Brian (New York, NY)
$600 a person seems obscene in a country where a good share of its population lives below the national poverty line. Did anyone ask Redzepi about that?
https://en.wikipedia.org/wiki/Poverty_in_Mexico
ChicaRia (Montana)
I started vacationing in the Tulum area before there were sidewalks. The onslaught of the wealth that has overtaken the coastline in the area is indeed a sad sight. It seems there is no end to it... it spreads like the plague. Locals can barely find a place at the beach for a Sunday afternoon picnic after church. Who you are trying to impress or what you are trying to accomplish by serving $600 plates is lost on me. You may have honed the fine art of Yucatan cuisine but by charging $600 a plate you will miss out on the community's main ingredient... the love, the togetherness, and the tradition that bind their dishes together.
noname (nowhere)
I live near Tulum. The local minimum wage is 3 dollars a DAY. I would love to know how much is Mr Redzepi going to pay his local staff.
Sharon (Mexico)
$600 Usd per person. Really? You can eat very well in Mexico for $600 pesos a person.
David Soto (New York, NY)
The restaurant, Noma Mexico, will serve dinner five nights a week at $600 a person.

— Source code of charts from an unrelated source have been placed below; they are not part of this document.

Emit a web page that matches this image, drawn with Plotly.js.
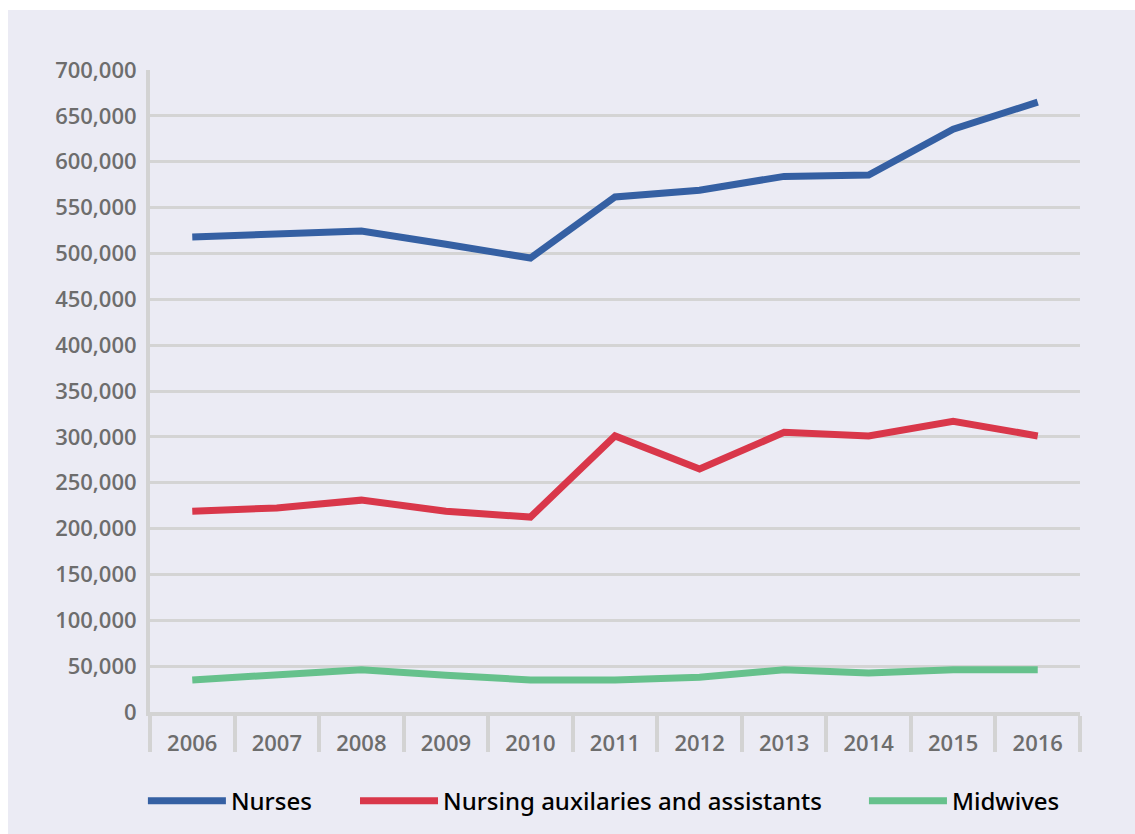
<!DOCTYPE html>
<html>
<head>
<meta charset="utf-8">
<script src="https://cdn.plot.ly/plotly-3.0.1.min.js"></script>
<style>
html,body{margin:0;padding:0;background:#ffffff;}
#chart{position:absolute;left:8px;top:10px;width:1127px;height:824px;}
</style>
</head>
<body>
<div id="chart"></div>
<script>
const years = ['2006','2007','2008','2009','2010','2011','2012','2013','2014','2015','2016'];
const nurses = [518000, 522000, 524500, 510000, 495000, 561500, 569000, 584000, 585500, 635500, 665000];
const auxiliaries = [219000, 222500, 231000, 219000, 212500, 301000, 265000, 305000, 301000, 317000, 301000];
const midwives = [35000, 40000, 46000, 40000, 35000, 35000, 38000, 46000, 42500, 46000, 46000];
const seriesNames = ['Nurses', 'Nursing auxilaries and assistants', 'Midwives'];
const seriesColors = ['#3560a3', '#d9374a', '#66c18c'];
const yTicks = [0,50000,100000,150000,200000,250000,300000,350000,400000,450000,500000,550000,600000,650000,700000];
const yTickText = ['0','50,000','100,000','150,000','200,000','250,000','300,000','350,000','400,000','450,000','500,000','550,000','600,000','650,000','700,000'];

const legendIds = ['legend', 'legend2', 'legend3'];
const allSeries = [nurses, auxiliaries, midwives];
const traces = allSeries.map((vals, i) => ({
  type: 'scatter',
  mode: 'lines',
  x: years,
  y: vals,
  name: seriesNames[i],
  legend: legendIds[i],
  line: {color: seriesColors[i], width: 7},
  hoverinfo: 'x+y+name'
}));

const tickFont = {size: 22, color: '#6d6d6d', family: '"Open Sans", sans-serif', weight: 600};

function legendAt(xFrac) {
  return {
    orientation: 'h',
    x: xFrac,
    xanchor: 'left',
    xref: 'container',
    y: 0.04,
    yanchor: 'middle',
    yref: 'container',
    font: {size: 24, color: '#000000', family: '"Noto Sans", sans-serif', weight: 500},
    bgcolor: 'rgba(0,0,0,0)',
    itemwidth: 78
  };
}

const layout = {
  width: 1127,
  height: 824,
  paper_bgcolor: '#ebebf4',
  plot_bgcolor: '#ebebf4',
  margin: {l: 142, r: 55, t: 60, b: 122},
  font: {family: '"Open Sans", sans-serif', color: '#6d6d6d', size: 20},
  xaxis: {
    type: 'category',
    range: [-0.5, 10.5],
    showgrid: false,
    showline: true,
    linecolor: '#d3d3d3',
    linewidth: 4,
    ticks: 'outside',
    tickson: 'boundaries',
    ticklen: 36,
    tickwidth: 4,
    tickcolor: '#d3d3d3',
    ticklabelstandoff: 9,
    tickfont: tickFont,
    zeroline: false,
    fixedrange: true
  },
  yaxis: {
    range: [0, 700000],
    tickvals: yTicks,
    ticktext: yTickText,
    showgrid: true,
    gridcolor: '#d4d4d4',
    gridwidth: 3,
    showline: true,
    linecolor: '#d3d3d3',
    linewidth: 4,
    ticks: '',
    ticklabelstandoff: 5,
    tickfont: tickFont,
    zeroline: false,
    fixedrange: true
  },
  showlegend: true,
  legend: legendAt(0.1197),
  legend2: legendAt(0.3079),
  legend3: legendAt(0.7595)
};

Plotly.newPlot('chart', traces, layout, {displayModeBar: false, staticPlot: true});
</script>
</body>
</html>
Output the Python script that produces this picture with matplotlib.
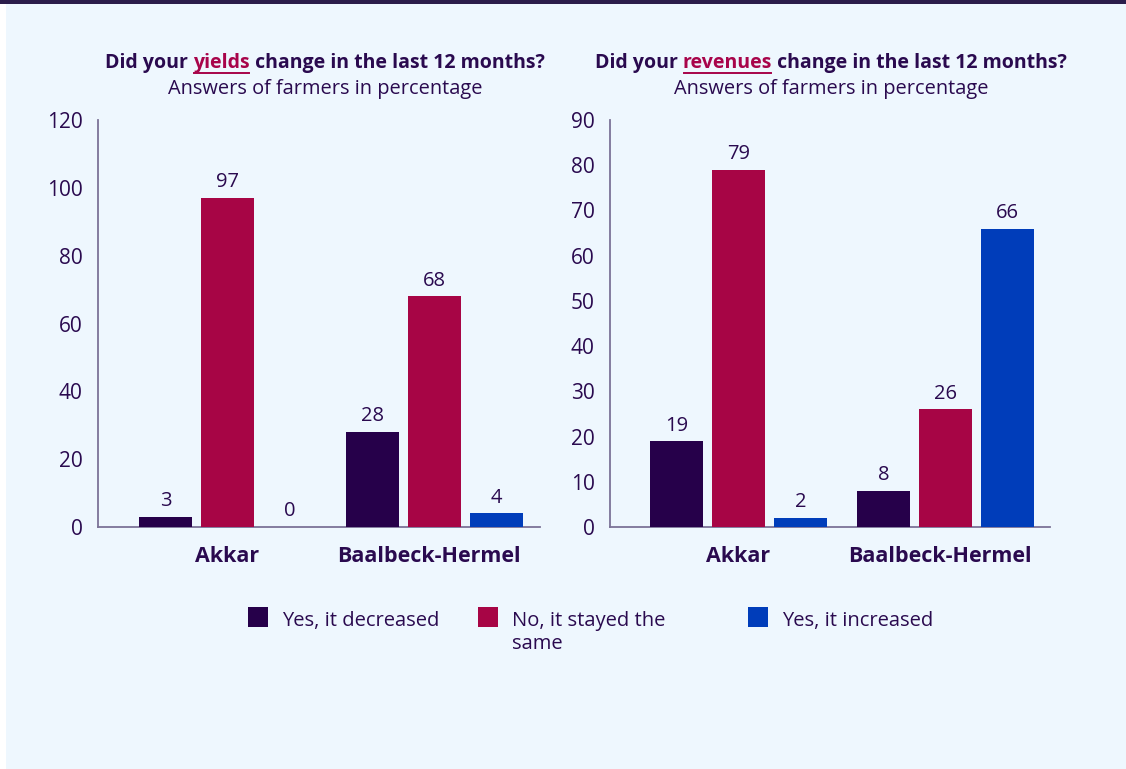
import matplotlib
matplotlib.use('Agg')
import matplotlib.pyplot as plt
from matplotlib.patches import Rectangle
from matplotlib.lines import Line2D
import numpy as np

plt.rcParams['font.family'] = ['Open Sans', 'Noto Sans', 'DejaVu Sans']

# ---- data ----
regions = ['Akkar', 'Baalbeck-Hermel']
answers = ['Yes, it decreased', 'No, it stayed the\nsame', 'Yes, it increased']
yields_decreased = [3, 28]
yields_same = [97, 68]
yields_increased = [0, 4]
revenues_decreased = [19, 8]
revenues_same = [79, 26]
revenues_increased = [2, 66]

# ---- style ----
BG = '#eef7fe'
TXT = '#2a0a4f'
SPINE = '#7b7397'
ACCENT = '#a8044a'
COLORS = ['#26004a', '#a70545', '#003dba']

W, H = 1126, 769
fig = plt.figure(figsize=(W / 100, H / 100), dpi=100, facecolor='white')

# panel background + top band
fig.patches.append(Rectangle((6 / W, 0), 1 - 6 / W, 1, transform=fig.transFigure,
                             facecolor=BG, edgecolor='none', zorder=-10))
fig.patches.append(Rectangle((0, 1 - 4 / H), 1, 4 / H, transform=fig.transFigure,
                             facecolor='#2b1d4b', edgecolor='none', zorder=-9))


def px_box(x0, x1, y_top, y_bot):
    return [x0 / W, 1 - y_bot / H, (x1 - x0) / W, (y_bot - y_top) / H]


def bar_panel(rect, series, ymax, ystep, xlim):
    ax = fig.add_axes(rect)
    ax.set_facecolor('none')
    x = np.arange(len(regions))
    offsets = [-0.3, 0.0, 0.3]
    for vals, off, col in zip(series, offsets, COLORS):
        bars = ax.bar(x + off, vals, width=0.256, color=col, zorder=3)
        for b, v in zip(bars, vals):
            ax.annotate(f'{v}', (b.get_x() + b.get_width() / 2, v),
                        xytext=(0, 4), textcoords='offset points',
                        ha='center', va='bottom', fontsize=14.5, color=TXT)
    ax.set_ylim(0, ymax)
    ax.set_yticks(np.arange(0, ymax + 1, ystep))
    ax.set_xlim(*xlim)
    # category labels sit a touch left of the bar groups
    ax.set_xticks(x - np.array([0.0, 0.025]))
    ax.set_xticklabels(regions, fontsize=15.5, fontweight='bold', color=TXT)
    ax.tick_params(axis='x', length=0, pad=14)
    ax.tick_params(axis='y', length=0, pad=11, labelsize=15, labelcolor=TXT)
    for s in ['top', 'right']:
        ax.spines[s].set_visible(False)
    for s in ['left', 'bottom']:
        ax.spines[s].set_color(SPINE)
        ax.spines[s].set_linewidth(1.3)
    return ax


bar_panel(px_box(98, 540, 120, 527),
          [yields_decreased, yields_same, yields_increased],
          120, 20, (-0.626, 1.51))
bar_panel(px_box(610, 1050, 120, 527),
          [revenues_decreased, revenues_same, revenues_increased],
          90, 10, (-0.621, 1.505))


def rich_title(cx, cy, parts, size=14):
    """Bold title built from coloured pieces, centred on cx (px); coloured word underlined."""
    texts = []
    for s, col in parts:
        t = fig.text(0, 1 - cy / H, s, fontsize=size, fontweight='bold',
                     color=col, ha='left', va='center')
        texts.append(t)
    fig.canvas.draw()
    r = fig.canvas.get_renderer()
    widths = [t.get_window_extent(r).width for t in texts]
    x = cx - sum(widths) / 2
    for t, w, (s, col) in zip(texts, widths, parts):
        t.set_x(x / W)
        if col == ACCENT:
            fig.lines.append(Line2D([(x + 1) / W, (x + w - 1) / W],
                                    [1 - (cy + 10) / H] * 2, transform=fig.transFigure,
                                    color=ACCENT, lw=1.4))
        x += w


rich_title(325, 63, [('Did your ', TXT), ('yields', ACCENT),
                     (' change in the last 12 months?', TXT)])
rich_title(831, 63, [('Did your ', TXT), ('revenues', ACCENT),
                     (' change in the last 12 months?', TXT)])
fig.text(325 / W, 1 - 89 / H, 'Answers of farmers in percentage', fontsize=14.4,
         color=TXT, ha='center', va='center')
fig.text(831 / W, 1 - 89 / H, 'Answers of farmers in percentage', fontsize=14.4,
         color=TXT, ha='center', va='center')

# legend
for lx, label, col in zip([248, 478, 748], answers, COLORS):
    fig.patches.append(Rectangle((lx / W, 1 - 627 / H), 20 / W, 20 / H,
                                 transform=fig.transFigure, facecolor=col,
                                 edgecolor='none'))
    fig.text((lx + 34) / W, 1 - 611 / H, label, fontsize=14.5, color=TXT,
             ha='left', va='top', linespacing=1.2)

fig.savefig('out.png', dpi=100, facecolor='white')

Before any readers jump to judge or lampoon this venture please read the four compelling reasons to book your table below:

1) We’ll try some exotic fruits, and we’re definitely going to make cochinita pibil.

2) And we’ll cook everything over fire

3) Waiters will deliver their brand of polished service in shorts and flip-flops.

4) Late one night, just about a decade ago, Mr. Redzepi arrived hungry in Mérida, Mexico, and stopped on the street for tacos al pastor — hot, fresh corn tortillas piled with thinly sliced pork that had been browned on a vertical spit. The meal was quick, simple, but skillfully executed, and it made an outsize impression on the chef.

Indeed.
Sally (KC)
Hmmmm, compelling reasons to book a table...really?
1) Exotic fruits and Cochinita pibil - can find both of these for next to nothing in the pueblo.
2) Cook everything over fire - not unique to Tulum by any means.
3) Waiters in shorts and flip-flops - yep...just like about every other place in Tulum.
4) Tacos al pastor - give Antojitos La Chiapaneca in the pueblo. Great tacos for probably less than a simple cocktail at Noma.

I wish the chef well and am sure there are plenty of trendy tourists who will happily fork out $600 a person for what I'm sure will be a delightful meal. But to state that these are the reasons one should be compelled to book a table...I think not.
[email protected] (Cuernavaca)
I can only hope that the price per person at this restaurant is an error. If the $600 per person is correct, it is obscene. In Mexico? What exactly does that amount cover? I for one prefer my local taqueria, where many people eat and enjoy. It is also where many people are employed , where prices are moderate....and the food quality is probably about the same. Snobbery? A big yes, particularly since many people just barely earn $600 dollars a month!
Bjorn Olesen (Singapore)
I have had the pleasure of eating at Noma three times in Copenhagen, and each time was a unique experience. However, slowly it looks like Rene Redzepi is loosing the plot gallivanting all over the world with his pop-up restaurants. I'm sure it is great fun for him and his staff but to me his uniqueness has peaked sometime back, and other and better restaurants have now taken advantage of his lack of focus. My new favourite in Copenhagen the 3-star Geranium Restaurant is a good example.